Photovoltaic cells also have one or more electric fields that act to force electrons “freed” by light absorption to flow in a certain direction. This electron flow produces a current, and by placing metal contacts on the top and bottom of the solar cell, that current can be drawn off and used externally.

The electron flow forms the current, the cell’s electric field causes a voltage, and power is the product of the two. Now, since silicon is shiny, an antireflective coating is applied to the top of the cell to reduce reflection losses. Then, a glass cover plate protects the cell from the elements. Since a single PV cell typically produces 1-2 watts of power, they are connected to form modules, which is achieved by connecting several cells in a parallel series to create useful levels of voltage and current. They are then put in a frame with a glass cover and positive and negative terminals on the back.

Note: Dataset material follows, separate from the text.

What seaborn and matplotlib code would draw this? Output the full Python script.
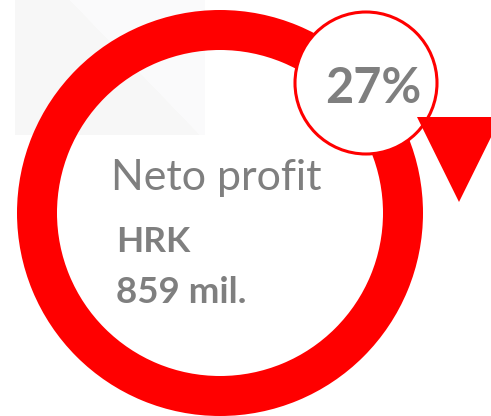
import matplotlib
matplotlib.use("Agg")
import matplotlib.pyplot as plt
import seaborn as sns
from matplotlib.patches import Circle, Polygon, Wedge

# values shown on the infographic
label = "Neto profit"
currency = "HRK"
profit_value = 859
profit_unit = "mil."
growth_pct = 27

sns.set_style("white")
plt.rcParams["font.family"] = ["Lato", "DejaVu Sans"]

grey_text = "#7f7f7f"
red = "#ff0000"

fig = plt.figure(figsize=(4.91, 4.16), dpi=100)
ax = fig.add_axes([0, 0, 1, 1])
ax.set_xlim(0, 491)
ax.set_ylim(416, 0)
ax.set_aspect("equal")
ax.axis("off")

# faint background shape in the top-left
ax.add_patch(Polygon([(15, 0), (70, 0), (200, 135), (15, 135)], closed=True,
                     facecolor="#f7f7f7", edgecolor="none", zorder=0))
ax.add_patch(Polygon([(70, 0), (205, 0), (205, 135), (200, 135)], closed=True,
                     facecolor="#fafafb", edgecolor="none", zorder=0))

# big ring
ax.add_patch(Wedge((220, 213), 203, 0, 360, width=40, facecolor=red,
                   edgecolor="none", zorder=1))

# small badge circle
ax.add_patch(Circle((366, 83), 71, facecolor="white", edgecolor=red,
                    linewidth=2.2, zorder=2))

# arrow head
ax.add_patch(Polygon([(417, 117), (501, 117), (459, 202)], closed=True,
                     facecolor=red, edgecolor="none", zorder=3))

ax.text(111, 190, label, fontsize=31, color=grey_text, ha="left",
        va="baseline", zorder=4)
ax.text(116, 252, currency, fontsize=25.5, fontweight="bold", color=grey_text,
        ha="left", va="baseline", zorder=4)
ax.text(116, 303, f"{profit_value} {profit_unit}", fontsize=26.5,
        fontweight="bold", color=grey_text, ha="left", va="baseline", zorder=4)
ax.text(373, 103, f"{growth_pct}%", fontsize=35, fontweight="bold",
        color=grey_text, ha="center", va="baseline", zorder=4)

fig.savefig("out.png", dpi=100)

These modules are then combined to form arrays of different sizes and power output.
The size of an array depends on factors such as the amount of sunlight that reaches a particular region and consumer demand. The modules of an array, which resemble a large ice cube tray, make up the majority of a photovoltaic system. This system can also include mounting hardware, power conditioning equipment, and batteries that store solar energy for use when the sun isn’t shining.

To be effective, PV systems also require structures that can hold them and point them toward the sun, as well as components that will “condition” the direct-current electricity by converting it to alternate-current electricity to be stored for later use, usually in batteries. These items are referred to as the balance of system (BOS) components. Combining solar modules with these elements ultimately creates an entire PV system that can be used to meet the growing demand for renewable energy sources.